**Stated exercise:** From the first line of the listing below, retype each line up to and including the one with "const chart = echarts.init(document.getElementById('chart'));"; pictures stay out.

━━━━━━━━━━━━━━━━

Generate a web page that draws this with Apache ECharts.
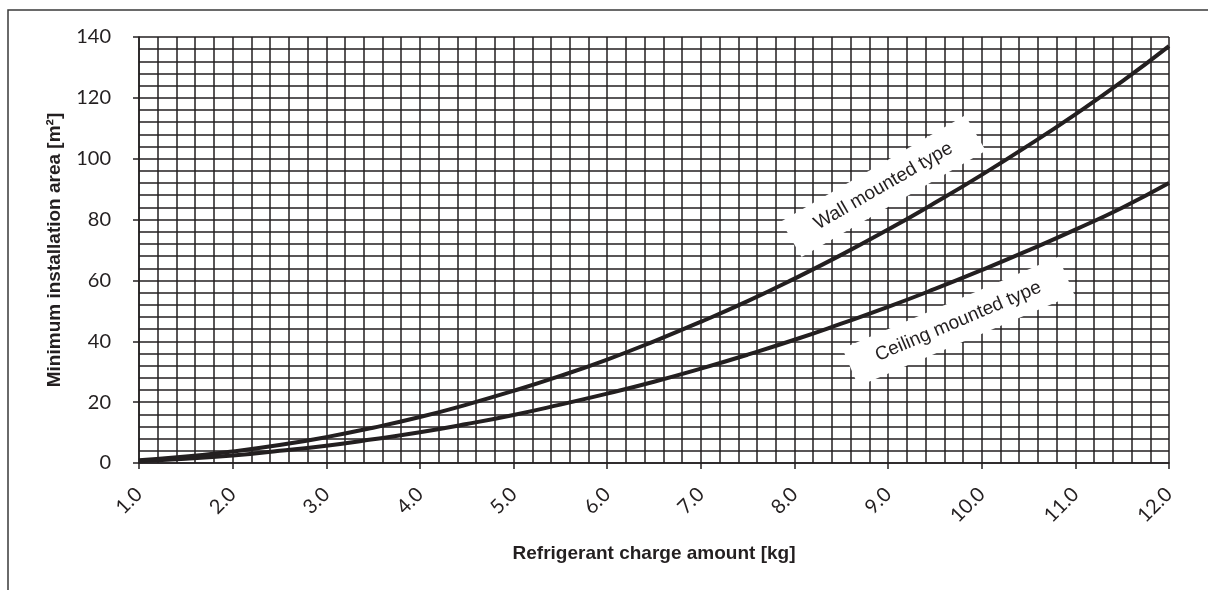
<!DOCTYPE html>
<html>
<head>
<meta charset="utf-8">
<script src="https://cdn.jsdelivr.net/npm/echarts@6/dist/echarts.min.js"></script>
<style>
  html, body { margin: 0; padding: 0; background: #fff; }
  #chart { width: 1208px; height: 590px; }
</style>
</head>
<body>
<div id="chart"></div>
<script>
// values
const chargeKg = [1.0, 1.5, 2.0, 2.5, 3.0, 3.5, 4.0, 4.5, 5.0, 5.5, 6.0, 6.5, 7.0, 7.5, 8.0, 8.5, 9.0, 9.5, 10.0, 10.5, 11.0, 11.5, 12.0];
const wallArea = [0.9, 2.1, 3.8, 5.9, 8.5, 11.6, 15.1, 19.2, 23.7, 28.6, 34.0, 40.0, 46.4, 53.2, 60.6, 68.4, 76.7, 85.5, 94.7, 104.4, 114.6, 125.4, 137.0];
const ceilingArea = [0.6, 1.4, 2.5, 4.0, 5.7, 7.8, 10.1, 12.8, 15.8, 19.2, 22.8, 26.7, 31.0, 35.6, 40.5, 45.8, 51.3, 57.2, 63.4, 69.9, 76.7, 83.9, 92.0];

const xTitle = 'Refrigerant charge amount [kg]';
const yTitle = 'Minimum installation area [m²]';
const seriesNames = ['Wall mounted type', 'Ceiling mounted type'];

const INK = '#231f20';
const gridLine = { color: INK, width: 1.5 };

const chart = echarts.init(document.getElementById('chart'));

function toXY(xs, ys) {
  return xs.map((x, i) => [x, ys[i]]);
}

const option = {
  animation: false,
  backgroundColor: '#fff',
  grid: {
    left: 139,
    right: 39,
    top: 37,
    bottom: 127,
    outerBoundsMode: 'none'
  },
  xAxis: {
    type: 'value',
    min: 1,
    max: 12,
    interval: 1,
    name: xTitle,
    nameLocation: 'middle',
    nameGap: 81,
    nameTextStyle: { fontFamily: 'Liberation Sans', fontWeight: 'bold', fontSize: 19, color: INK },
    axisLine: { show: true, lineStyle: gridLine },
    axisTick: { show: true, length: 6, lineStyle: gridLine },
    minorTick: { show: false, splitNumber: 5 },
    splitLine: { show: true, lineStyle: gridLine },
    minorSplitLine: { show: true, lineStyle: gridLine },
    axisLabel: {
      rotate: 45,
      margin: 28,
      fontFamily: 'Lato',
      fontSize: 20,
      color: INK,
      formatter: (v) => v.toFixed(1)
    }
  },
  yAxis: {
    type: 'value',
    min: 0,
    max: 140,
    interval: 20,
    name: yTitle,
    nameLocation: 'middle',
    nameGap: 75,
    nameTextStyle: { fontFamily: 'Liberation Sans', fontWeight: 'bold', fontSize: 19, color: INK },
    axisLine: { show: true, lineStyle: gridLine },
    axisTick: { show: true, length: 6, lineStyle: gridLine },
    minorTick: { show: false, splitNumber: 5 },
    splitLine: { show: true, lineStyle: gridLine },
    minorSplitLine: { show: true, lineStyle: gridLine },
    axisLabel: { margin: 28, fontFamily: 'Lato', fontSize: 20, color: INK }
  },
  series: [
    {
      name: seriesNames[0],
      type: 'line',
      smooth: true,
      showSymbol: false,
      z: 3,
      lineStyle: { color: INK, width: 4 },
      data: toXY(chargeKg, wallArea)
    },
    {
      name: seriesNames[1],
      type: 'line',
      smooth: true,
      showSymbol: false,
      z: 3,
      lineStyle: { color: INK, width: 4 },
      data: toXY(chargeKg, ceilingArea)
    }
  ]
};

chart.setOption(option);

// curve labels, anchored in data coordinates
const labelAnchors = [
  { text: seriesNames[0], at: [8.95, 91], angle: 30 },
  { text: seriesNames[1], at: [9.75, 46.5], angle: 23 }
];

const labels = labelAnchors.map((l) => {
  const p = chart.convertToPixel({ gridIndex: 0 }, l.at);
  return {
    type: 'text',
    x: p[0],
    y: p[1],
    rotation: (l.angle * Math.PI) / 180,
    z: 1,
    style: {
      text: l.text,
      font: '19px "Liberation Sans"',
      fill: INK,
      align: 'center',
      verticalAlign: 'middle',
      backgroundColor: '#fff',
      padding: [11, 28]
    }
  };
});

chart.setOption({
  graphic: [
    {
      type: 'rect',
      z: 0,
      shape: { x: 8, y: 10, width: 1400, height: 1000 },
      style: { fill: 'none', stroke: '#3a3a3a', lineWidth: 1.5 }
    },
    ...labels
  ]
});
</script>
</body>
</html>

━━━━━━━━━━━━━━━━

**Expected answer:**
Generate a web page that draws this with Apache ECharts.
<!DOCTYPE html>
<html>
<head>
<meta charset="utf-8">
<script src="https://cdn.jsdelivr.net/npm/echarts@6/dist/echarts.min.js"></script>
<style>
  html, body { margin: 0; padding: 0; background: #fff; }
  #chart { width: 1208px; height: 590px; }
</style>
</head>
<body>
<div id="chart"></div>
<script>
// values
const chargeKg = [1.0, 1.5, 2.0, 2.5, 3.0, 3.5, 4.0, 4.5, 5.0, 5.5, 6.0, 6.5, 7.0, 7.5, 8.0, 8.5, 9.0, 9.5, 10.0, 10.5, 11.0, 11.5, 12.0];
const wallArea = [0.9, 2.1, 3.8, 5.9, 8.5, 11.6, 15.1, 19.2, 23.7, 28.6, 34.0, 40.0, 46.4, 53.2, 60.6, 68.4, 76.7, 85.5, 94.7, 104.4, 114.6, 125.4, 137.0];
const ceilingArea = [0.6, 1.4, 2.5, 4.0, 5.7, 7.8, 10.1, 12.8, 15.8, 19.2, 22.8, 26.7, 31.0, 35.6, 40.5, 45.8, 51.3, 57.2, 63.4, 69.9, 76.7, 83.9, 92.0];

const xTitle = 'Refrigerant charge amount [kg]';
const yTitle = 'Minimum installation area [m²]';
const seriesNames = ['Wall mounted type', 'Ceiling mounted type'];

const INK = '#231f20';
const gridLine = { color: INK, width: 1.5 };

const chart = echarts.init(document.getElementById('chart'));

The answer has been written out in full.